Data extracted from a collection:

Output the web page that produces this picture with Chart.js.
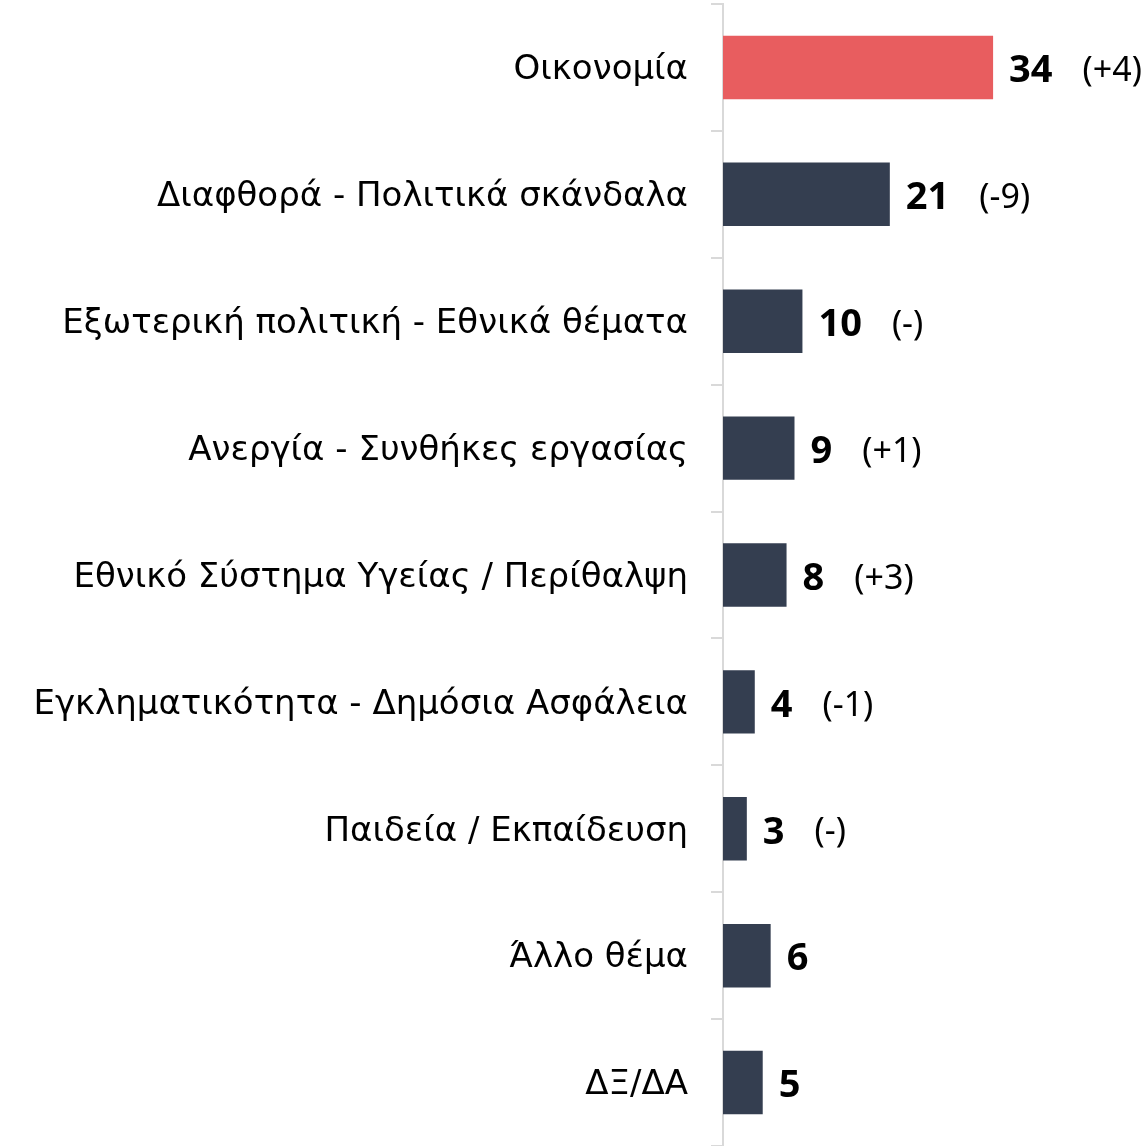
<!DOCTYPE html>
<html>
<head>
<meta charset="utf-8">
<script src="https://cdn.jsdelivr.net/npm/chart.js@4/dist/chart.umd.min.js"></script>
<style>
html,body{margin:0;padding:0;background:#fff;}
#wrap{width:1148px;height:1146px;}
</style>
</head>
<body>
<div id="wrap"><canvas id="c" width="1148" height="1146"></canvas></div>
<script>
const categories = [
  "Οικονομία",
  "Διαφθορά - Πολιτικά σκάνδαλα",
  "Εξωτερική πολιτική - Εθνικά θέματα",
  "Ανεργία - Συνθήκες εργασίας",
  "Εθνικό Σύστημα Υγείας / Περίθαλψη",
  "Εγκληματικότητα - Δημόσια Ασφάλεια",
  "Παιδεία / Εκπαίδευση",
  "Άλλο θέμα",
  "ΔΞ/ΔΑ"
];
const values = [34, 21, 10, 9, 8, 4, 3, 6, 5];
const changes = ["(+4)", "(-9)", "(-)", "(+1)", "(+3)", "(-1)", "(-)", "", ""];
const barColors = ["#E85D5F", "#343E50", "#343E50", "#343E50", "#343E50", "#343E50", "#343E50", "#343E50", "#343E50"];

const FONT = "'DejaVu Sans', 'Noto Sans', sans-serif";
const NFONT = "'Noto Sans', 'DejaVu Sans', sans-serif";

const labelPlugin = {
  id: 'valueLabels',
  afterDatasetsDraw(chart) {
    const ctx = chart.ctx;
    const meta = chart.getDatasetMeta(0);
    ctx.save();
    ctx.textBaseline = 'middle';
    ctx.textAlign = 'left';
    meta.data.forEach((bar, i) => {
      const x = bar.x + 16;
      const y = bar.y + 4;
      ctx.font = "bold 38px " + NFONT;
      ctx.fillStyle = "#000";
      const v = String(values[i]);
      ctx.fillText(v, x, y);
      const w = ctx.measureText(v).width;
      if (changes[i]) {
        ctx.font = "34px " + NFONT;
        ctx.fillText(changes[i], x + w + 30, y);
      }
    });
    ctx.restore();
  }
};

new Chart(document.getElementById('c'), {
  type: 'bar',
  data: {
    labels: categories,
    datasets: [{
      data: values,
      backgroundColor: barColors,
      borderWidth: 0,
      barPercentage: 0.5,
      categoryPercentage: 1.0
    }]
  },
  options: {
    indexAxis: 'y',
    responsive: false,
    animation: false,
    layout: { padding: { top: 4, right: 0, bottom: 0, left: 0 } },
    plugins: { legend: { display: false }, tooltip: { enabled: false } },
    scales: {
      x: { display: false, min: 0, max: 53.5 },
      y: {
        afterFit(scale) {
          scale.width = 723;
          scale.paddingTop = 0;
          scale.paddingBottom = 0;
        },
        grid: {
          drawOnChartArea: false,
          drawTicks: true,
          tickLength: 12,
          color: "#D9D9D9",
          lineWidth: 2,
          offset: true
        },
        border: { display: true, color: "#D9D9D9", width: 2 },
        ticks: {
          padding: 23,
          labelOffset: 3,
          color: "#000",
          font: { family: FONT, size: 34 }
        }
      }
    }
  },
  plugins: [labelPlugin]
});
</script>
</body>
</html>
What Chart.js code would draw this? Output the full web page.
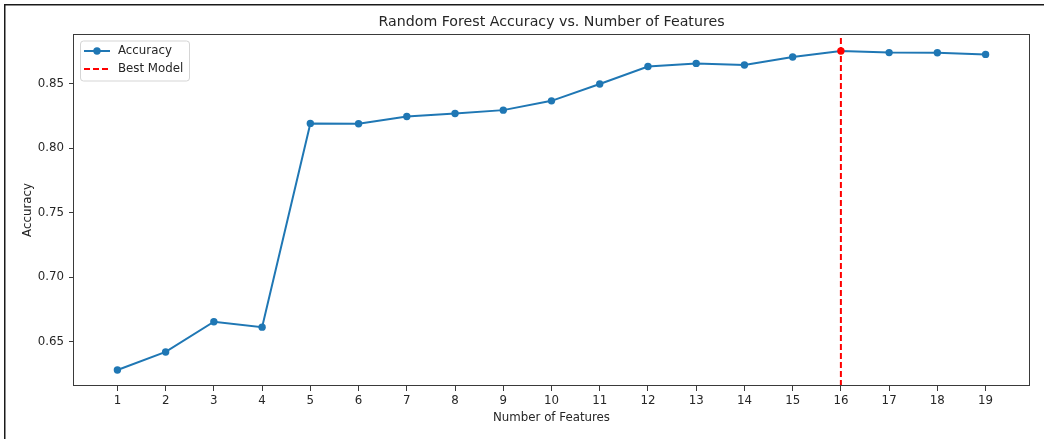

• STATED GOAL
In the records above, how many lines contain the string "Output"? State that number only.

• SOLUTION TO THE EXERCISE
2